OBJECTIVE » Repeat exactly the lines running from the first line of the data to the line containing "plt.rcParams['font.family'] = ['Open", both ends included, and nothing else; drop the pictures.

INFORMATION PROVIDED »
╔══

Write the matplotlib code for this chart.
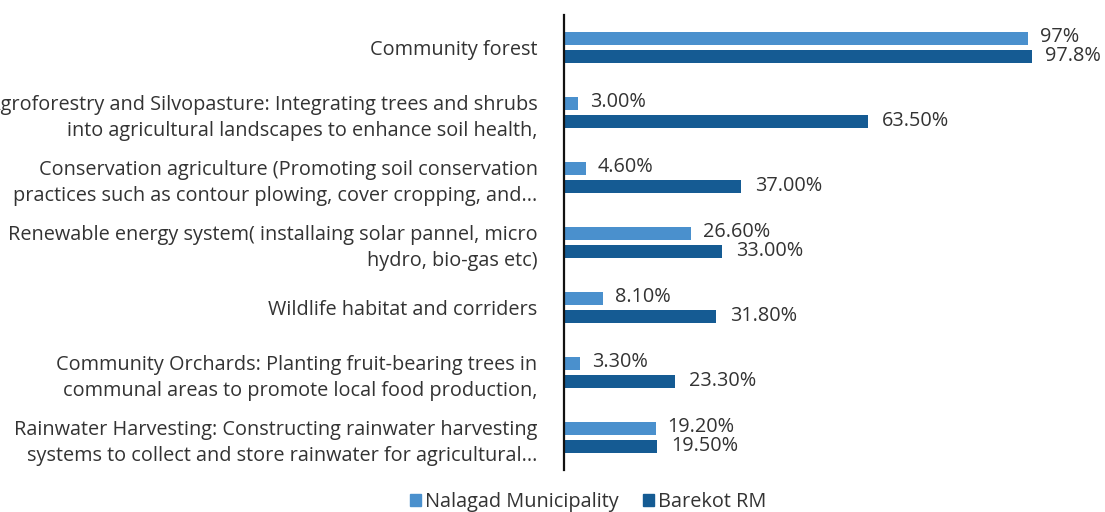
import numpy as np
import matplotlib.pyplot as plt
from matplotlib.patches import Patch

plt.rcParams['font.family'] = ['Open Sans', 'DejaVu Sans']

# kategoriler ve yüzdeler
categories = [
    "Community forest",
    "Agroforestry and Silvopasture: Integrating trees and shrubs\ninto agricultural landscapes to enhance soil health,",
    "Conservation agriculture (Promoting soil conservation\npractices such as contour plowing, cover cropping, and...",
    "Renewable energy system( installaing solar pannel, micro\nhydro, bio-gas etc)",
    "Wildlife habitat and corriders",
    "Community Orchards: Planting fruit-bearing trees in\ncommunal areas to promote local food production,",
    "Rainwater Harvesting: Constructing rainwater harvesting\nsystems to collect and store rainwater for agricultural...",
]
nalagad = [97, 3.00, 4.60, 26.60, 8.10, 3.30, 19.20]
barekot = [97.8, 63.50, 37.00, 33.00, 31.80, 23.30, 19.50]
# etiketlerdeki ondalık basamak sayısı
nalagad_dec = [0, 2, 2, 2, 2, 2, 2]
barekot_dec = [1, 2, 2, 2, 2, 2, 2]

renk1 = "#4A90CD"
renk2 = "#155B93"
yazi = "#333333"
fs = 14.3

fig = plt.figure(figsize=(11.05, 5.12), dpi=100)
ax = fig.add_axes([0.5104, 0.082, 0.4543, 0.8887])

y = np.arange(len(categories))
h = 0.2
off = 0.135
ax.barh(y - off, nalagad, height=h, color=renk1)
ax.barh(y + off, barekot, height=h, color=renk2)

for i in range(len(categories)):
    ax.annotate(f"{nalagad[i]:.{nalagad_dec[i]}f}%", (nalagad[i], y[i] - off),
                xytext=(8.5, 1), textcoords="offset points", va="center",
                fontsize=fs, color=yazi, annotation_clip=False)
    ax.annotate(f"{barekot[i]:.{barekot_dec[i]}f}%", (barekot[i], y[i] + off),
                xytext=(10, 0), textcoords="offset points", va="center",
                fontsize=fs, color=yazi, annotation_clip=False)

ax.set_xlim(0, 105)
ax.set_ylim(len(categories) - 0.5, -0.5)
ax.set_yticks(y)
ax.set_yticklabels(categories, fontsize=fs, color=yazi, linespacing=1.4)
ax.tick_params(axis="y", length=0, pad=19)
ax.set_xticks([])
for s in ["top", "right", "bottom"]:
    ax.spines[s].set_visible(False)
ax.spines["left"].set_linewidth(1.6)
ax.spines["left"].set_color("#111111")

handles = [Patch(color=renk1, label="Nalagad Municipality"),
           Patch(color=renk2, label="Barekot RM")]
fig.legend(handles=handles, loc="center", bbox_to_anchor=(588 / 1105, 1 - 502 / 512),
           ncol=2, frameon=False, fontsize=fs, handlelength=0.55, handleheight=0.55,
           handletextpad=0.2, columnspacing=1.2, labelcolor=yazi)

fig.savefig("out.png", dpi=100)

╚══

SOLUTION FOR THIS PROBLEM »
Write the matplotlib code for this chart.
import numpy as np
import matplotlib.pyplot as plt
from matplotlib.patches import Patch

plt.rcParams['font.family'] = ['Open Sans', 'DejaVu Sans']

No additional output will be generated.